- Requirements
Give the listing again exactly, omitting its images.

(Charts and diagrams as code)
★ ★ ★ ★ ★ ★ ★
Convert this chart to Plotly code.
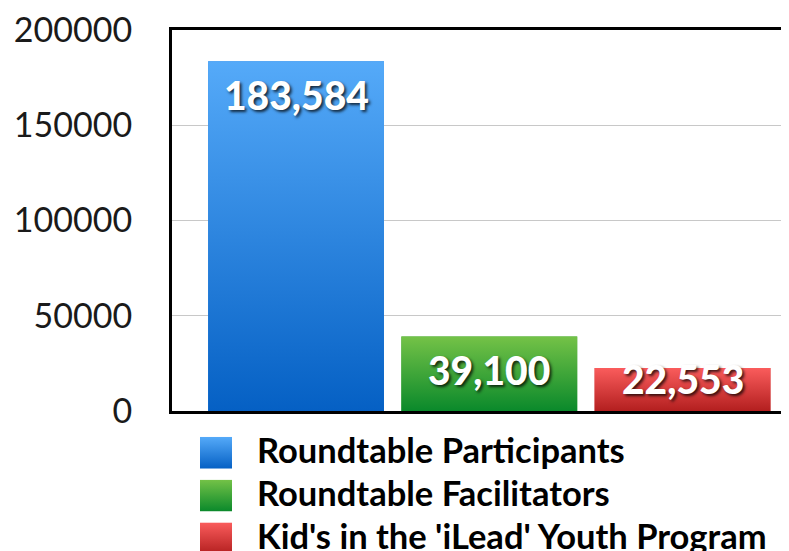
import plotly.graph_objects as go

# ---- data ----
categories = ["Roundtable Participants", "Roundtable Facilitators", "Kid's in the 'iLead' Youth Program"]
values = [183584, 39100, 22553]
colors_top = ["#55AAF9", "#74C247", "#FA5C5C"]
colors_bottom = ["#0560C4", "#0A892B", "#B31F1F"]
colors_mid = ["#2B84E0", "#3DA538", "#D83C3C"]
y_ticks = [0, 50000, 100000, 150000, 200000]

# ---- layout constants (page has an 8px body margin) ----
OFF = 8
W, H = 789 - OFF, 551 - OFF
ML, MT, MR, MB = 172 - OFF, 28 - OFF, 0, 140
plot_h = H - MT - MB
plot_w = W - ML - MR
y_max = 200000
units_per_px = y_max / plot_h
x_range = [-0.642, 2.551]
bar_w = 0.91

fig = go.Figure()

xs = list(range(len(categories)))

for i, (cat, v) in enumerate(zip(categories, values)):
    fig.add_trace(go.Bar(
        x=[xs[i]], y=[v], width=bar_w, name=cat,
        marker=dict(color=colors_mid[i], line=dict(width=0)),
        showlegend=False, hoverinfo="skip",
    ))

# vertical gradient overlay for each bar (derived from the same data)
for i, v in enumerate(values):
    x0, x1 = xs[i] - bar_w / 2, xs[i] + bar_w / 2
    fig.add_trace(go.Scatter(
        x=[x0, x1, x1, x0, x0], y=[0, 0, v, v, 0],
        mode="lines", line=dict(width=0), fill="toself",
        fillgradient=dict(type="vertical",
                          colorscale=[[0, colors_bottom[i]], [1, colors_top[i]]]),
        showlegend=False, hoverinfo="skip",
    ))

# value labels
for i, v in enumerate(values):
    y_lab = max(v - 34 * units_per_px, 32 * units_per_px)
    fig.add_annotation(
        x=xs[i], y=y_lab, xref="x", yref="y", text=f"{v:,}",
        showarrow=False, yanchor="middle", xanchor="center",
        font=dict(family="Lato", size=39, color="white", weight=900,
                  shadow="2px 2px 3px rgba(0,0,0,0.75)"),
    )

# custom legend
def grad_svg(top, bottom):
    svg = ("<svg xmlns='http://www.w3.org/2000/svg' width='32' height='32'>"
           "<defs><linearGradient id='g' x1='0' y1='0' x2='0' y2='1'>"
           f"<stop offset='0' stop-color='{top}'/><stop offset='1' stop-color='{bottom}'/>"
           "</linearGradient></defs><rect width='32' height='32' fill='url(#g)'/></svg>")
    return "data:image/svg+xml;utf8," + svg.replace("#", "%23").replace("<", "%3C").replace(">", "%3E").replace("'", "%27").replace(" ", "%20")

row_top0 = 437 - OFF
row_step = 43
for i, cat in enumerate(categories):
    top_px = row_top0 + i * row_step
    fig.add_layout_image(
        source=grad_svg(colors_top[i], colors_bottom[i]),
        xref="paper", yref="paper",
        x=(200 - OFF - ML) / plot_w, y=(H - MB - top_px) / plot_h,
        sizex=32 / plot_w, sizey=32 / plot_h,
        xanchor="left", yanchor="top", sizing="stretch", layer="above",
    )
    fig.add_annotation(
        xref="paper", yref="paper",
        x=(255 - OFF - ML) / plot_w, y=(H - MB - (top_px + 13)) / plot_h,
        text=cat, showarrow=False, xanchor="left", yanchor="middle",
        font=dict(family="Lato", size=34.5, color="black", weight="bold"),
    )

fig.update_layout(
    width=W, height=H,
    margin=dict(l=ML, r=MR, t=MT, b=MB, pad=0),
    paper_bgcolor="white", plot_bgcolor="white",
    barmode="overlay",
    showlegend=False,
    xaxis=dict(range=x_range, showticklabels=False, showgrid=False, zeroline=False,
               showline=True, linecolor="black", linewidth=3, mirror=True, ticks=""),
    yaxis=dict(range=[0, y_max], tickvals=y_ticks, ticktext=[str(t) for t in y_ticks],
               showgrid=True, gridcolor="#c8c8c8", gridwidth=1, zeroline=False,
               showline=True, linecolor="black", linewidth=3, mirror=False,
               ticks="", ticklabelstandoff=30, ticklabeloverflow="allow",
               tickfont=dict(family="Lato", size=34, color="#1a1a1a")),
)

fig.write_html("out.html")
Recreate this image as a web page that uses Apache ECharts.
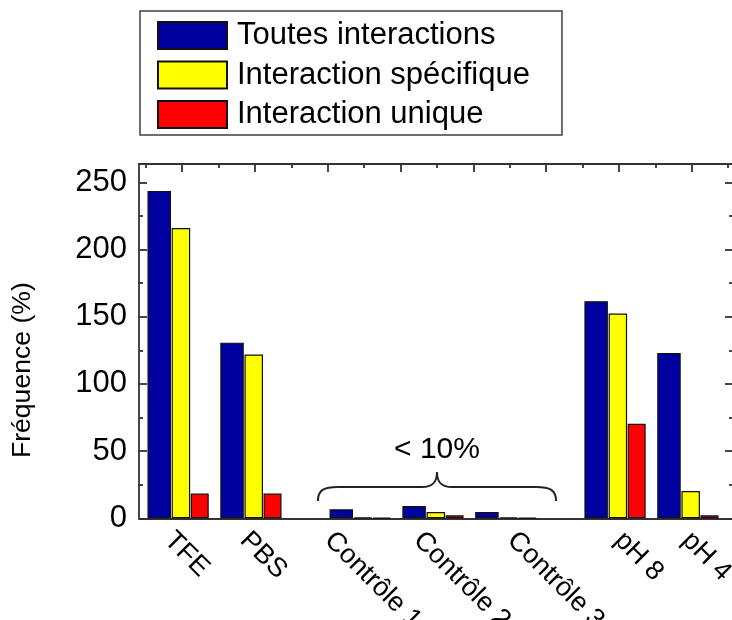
★ ★ ★ ★ ★ ★ ★
- Output
Convert this chart to Plotly code.
import plotly.graph_objects as go

# ---- data ----
categories = ["Roundtable Participants", "Roundtable Facilitators", "Kid's in the 'iLead' Youth Program"]
values = [183584, 39100, 22553]
colors_top = ["#55AAF9", "#74C247", "#FA5C5C"]
colors_bottom = ["#0560C4", "#0A892B", "#B31F1F"]
colors_mid = ["#2B84E0", "#3DA538", "#D83C3C"]
y_ticks = [0, 50000, 100000, 150000, 200000]

# ---- layout constants (page has an 8px body margin) ----
OFF = 8
W, H = 789 - OFF, 551 - OFF
ML, MT, MR, MB = 172 - OFF, 28 - OFF, 0, 140
plot_h = H - MT - MB
plot_w = W - ML - MR
y_max = 200000
units_per_px = y_max / plot_h
x_range = [-0.642, 2.551]
bar_w = 0.91

fig = go.Figure()

xs = list(range(len(categories)))

for i, (cat, v) in enumerate(zip(categories, values)):
    fig.add_trace(go.Bar(
        x=[xs[i]], y=[v], width=bar_w, name=cat,
        marker=dict(color=colors_mid[i], line=dict(width=0)),
        showlegend=False, hoverinfo="skip",
    ))

# vertical gradient overlay for each bar (derived from the same data)
for i, v in enumerate(values):
    x0, x1 = xs[i] - bar_w / 2, xs[i] + bar_w / 2
    fig.add_trace(go.Scatter(
        x=[x0, x1, x1, x0, x0], y=[0, 0, v, v, 0],
        mode="lines", line=dict(width=0), fill="toself",
        fillgradient=dict(type="vertical",
                          colorscale=[[0, colors_bottom[i]], [1, colors_top[i]]]),
        showlegend=False, hoverinfo="skip",
    ))

# value labels
for i, v in enumerate(values):
    y_lab = max(v - 34 * units_per_px, 32 * units_per_px)
    fig.add_annotation(
        x=xs[i], y=y_lab, xref="x", yref="y", text=f"{v:,}",
        showarrow=False, yanchor="middle", xanchor="center",
        font=dict(family="Lato", size=39, color="white", weight=900,
                  shadow="2px 2px 3px rgba(0,0,0,0.75)"),
    )

# custom legend
def grad_svg(top, bottom):
    svg = ("<svg xmlns='http://www.w3.org/2000/svg' width='32' height='32'>"
           "<defs><linearGradient id='g' x1='0' y1='0' x2='0' y2='1'>"
           f"<stop offset='0' stop-color='{top}'/><stop offset='1' stop-color='{bottom}'/>"
           "</linearGradient></defs><rect width='32' height='32' fill='url(#g)'/></svg>")
    return "data:image/svg+xml;utf8," + svg.replace("#", "%23").replace("<", "%3C").replace(">", "%3E").replace("'", "%27").replace(" ", "%20")

row_top0 = 437 - OFF
row_step = 43
for i, cat in enumerate(categories):
    top_px = row_top0 + i * row_step
    fig.add_layout_image(
        source=grad_svg(colors_top[i], colors_bottom[i]),
        xref="paper", yref="paper",
        x=(200 - OFF - ML) / plot_w, y=(H - MB - top_px) / plot_h,
        sizex=32 / plot_w, sizey=32 / plot_h,
        xanchor="left", yanchor="top", sizing="stretch", layer="above",
    )
    fig.add_annotation(
        xref="paper", yref="paper",
        x=(255 - OFF - ML) / plot_w, y=(H - MB - (top_px + 13)) / plot_h,
        text=cat, showarrow=False, xanchor="left", yanchor="middle",
        font=dict(family="Lato", size=34.5, color="black", weight="bold"),
    )

fig.update_layout(
    width=W, height=H,
    margin=dict(l=ML, r=MR, t=MT, b=MB, pad=0),
    paper_bgcolor="white", plot_bgcolor="white",
    barmode="overlay",
    showlegend=False,
    xaxis=dict(range=x_range, showticklabels=False, showgrid=False, zeroline=False,
               showline=True, linecolor="black", linewidth=3, mirror=True, ticks=""),
    yaxis=dict(range=[0, y_max], tickvals=y_ticks, ticktext=[str(t) for t in y_ticks],
               showgrid=True, gridcolor="#c8c8c8", gridwidth=1, zeroline=False,
               showline=True, linecolor="black", linewidth=3, mirror=False,
               ticks="", ticklabelstandoff=30, ticklabeloverflow="allow",
               tickfont=dict(family="Lato", size=34, color="#1a1a1a")),
)

fig.write_html("out.html")
Recreate this image as a web page that uses Apache ECharts.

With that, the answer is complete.